I slide into one of the booths with Rick sitting beside me and Morty placing himself in front of us. Not long after a large women, who I assume is the waitress, comes over to our table.

"Pay them no mind." She starts to say to the three of us. "Those stair goblins can be moody. Now, what can I getcha? We've got skarlog poppies, flurlow, halzingers, bloogies, juicy time babies." The waitress continues while waving around a pencil and notepad.

"Yeah, yeah, yeah,-" Rick face-palms, his mood showing no signs of letting up any time soon.

"..- how about some scotch whiskey? You got any of that around here? Or just a bunch of nonsense words?"He finishes.

"I second that." I bud in. I'm not a heavy drinker but boy did I really need something to take this edge off, something that my medication alone wouldn't be able to take care of. Although it didn't exactly look like it, I am just as (if not more) agitated as Rick is. I just did a better job of hiding it. I know Morty, and I know that getting angry at him wouldn't do much. If anything it'll only motivate him to carry on with his misguided attempts in trying to impress us, because in the end thats all this is. An opportunity for him to show his grandpa and friend that he is capable of doing things without our help. That there is a better way of doing things that we weren't aware of, but as I've said before he's too young and naive to see that the world is not as positive as he would like it to be.

"Rick, (Y/N)..." The young boy responds with a tired expression. "We'll have three bloogies, please.

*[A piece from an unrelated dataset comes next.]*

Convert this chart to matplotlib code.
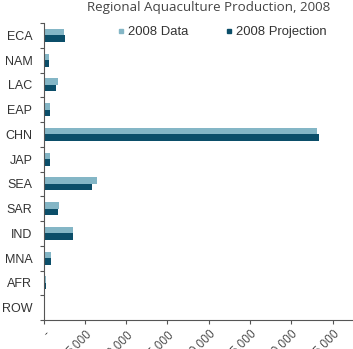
import numpy as np
import matplotlib
matplotlib.use('Agg')
import matplotlib.pyplot as plt
from matplotlib.lines import Line2D
from matplotlib.ticker import FuncFormatter, MultipleLocator

# datos
regiones = ['ECA', 'NAM', 'LAC', 'EAP', 'CHN', 'JAP', 'SEA', 'SAR', 'IND', 'MNA', 'AFR', 'ROW']
datos_2008 = [2510, 660, 1790, 820, 33120, 790, 6430, 1870, 3600, 940, 270, 60]
proyeccion_2008 = [2560, 660, 1550, 820, 33360, 790, 5900, 1790, 3530, 940, 270, 40]
series = ['2008 Data', '2008 Projection']
colores = ['#84b6c6', '#0b4e69']

W, H = 353, 349
fig = plt.figure(figsize=(W / 100, H / 100), dpi=100)
# ejes: el eje x sigue mas alla del borde (recortado como en el original)
ax = fig.add_axes([43.5 / W, (H - 320) / H, 330.5 / W, (320 - 23) / H])

y = np.arange(len(regiones))
h = 0.265
ax.barh(y - h / 2, datos_2008, height=h, color=colores[0])
ax.barh(y + h / 2, proyeccion_2008, height=h, color=colores[1])

ax.set_ylim(len(regiones) - 0.5, -0.5)
ax.set_xlim(0, 40000)

# etiquetas de regiones centradas, marcas en los bordes
ax.set_yticks(y)
ax.set_yticklabels(regiones, family='Liberation Sans', fontsize=9, color='#333333')
ax.tick_params(axis='y', which='major', length=0, pad=8)
ax.set_yticks(np.arange(len(regiones) + 1) - 0.5, minor=True)
ax.tick_params(axis='y', which='minor', length=3, width=0.8, color='#555555')

ax.xaxis.set_major_locator(MultipleLocator(5000))
ax.xaxis.set_major_formatter(FuncFormatter(lambda v, p: '-' if v == 0 else f'{v:,.0f}'))
ax.tick_params(axis='x', length=3, width=0.8, color='#555555', labelsize=8.5, labelcolor='#444444', pad=2)
for t in ax.get_xticklabels():
    t.set_rotation(45)
    t.set_ha('right')
    t.set_rotation_mode('anchor')
    t.set_family('Open Sans')

for s in ['top', 'right']:
    ax.spines[s].set_visible(False)
for s in ['left', 'bottom']:
    ax.spines[s].set_color('#555555')
    ax.spines[s].set_linewidth(0.8)

fig.text(209 / W, 1 - 8 / H, 'Regional Aquaculture Production, 2008', ha='center', va='center',
         family='Open Sans', fontsize=9.6, color='#444444')

handles = [Line2D([], [], marker='s', linestyle='none', markersize=3.5, color=c) for c in colores]
fig.legend(handles, series, loc='center left', bbox_to_anchor=(103 / W, 1 - 32 / H), ncol=2,
           frameon=False, handletextpad=0.05, columnspacing=2.6, handlelength=1.0,
           prop={'family': 'Liberation Sans', 'size': 9.4}, labelcolor='#333333')

fig.savefig('out.png', dpi=100)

And, uh, we were wondering, is there a faster way three heroes could get down these stairs?" Morty says, directing his words towards the waitress.

"Y'all need to ride down the stairs?" An odd slug-like character intervenes behind Morty. "My name is slippely-slippery stair. I'll take you down there for 25 shmeckels." He says while littering the area around him with a thick mucus.

"25 shmeckels?" I question with a raised brow.

"We don't know how much- we don't know what that is. Is that a lot? Is it a little?" Rick asks after me with the same amount of confusion.

"That's exactly how much I spent on my big fake boobies." The waitress comments while shaking her breast. I grimace at the sudden change in subject. Just when I thought that this conversation couldn't get anymore off topic, a sudden half lizard and spider individual joins the conversation.

"Hi, I'm Mr. Booby Buyer. I'll buy those boobies for 25 shmeckels." He tells the large woman.

"It's a tempting offer, but I'm gonna have to decline." She responds to him, soon walking away to place Morty's order.

"Rats! What a shame." The creature responds, going off to climb the nearby wall and disappear into the corner of the building.

"Jesus fucking christ..." I whisper under my breath, letting my head fall painfully flat on the table. Trying to numb my mind of its process in trying to understand the ridiculousness that surrounds me.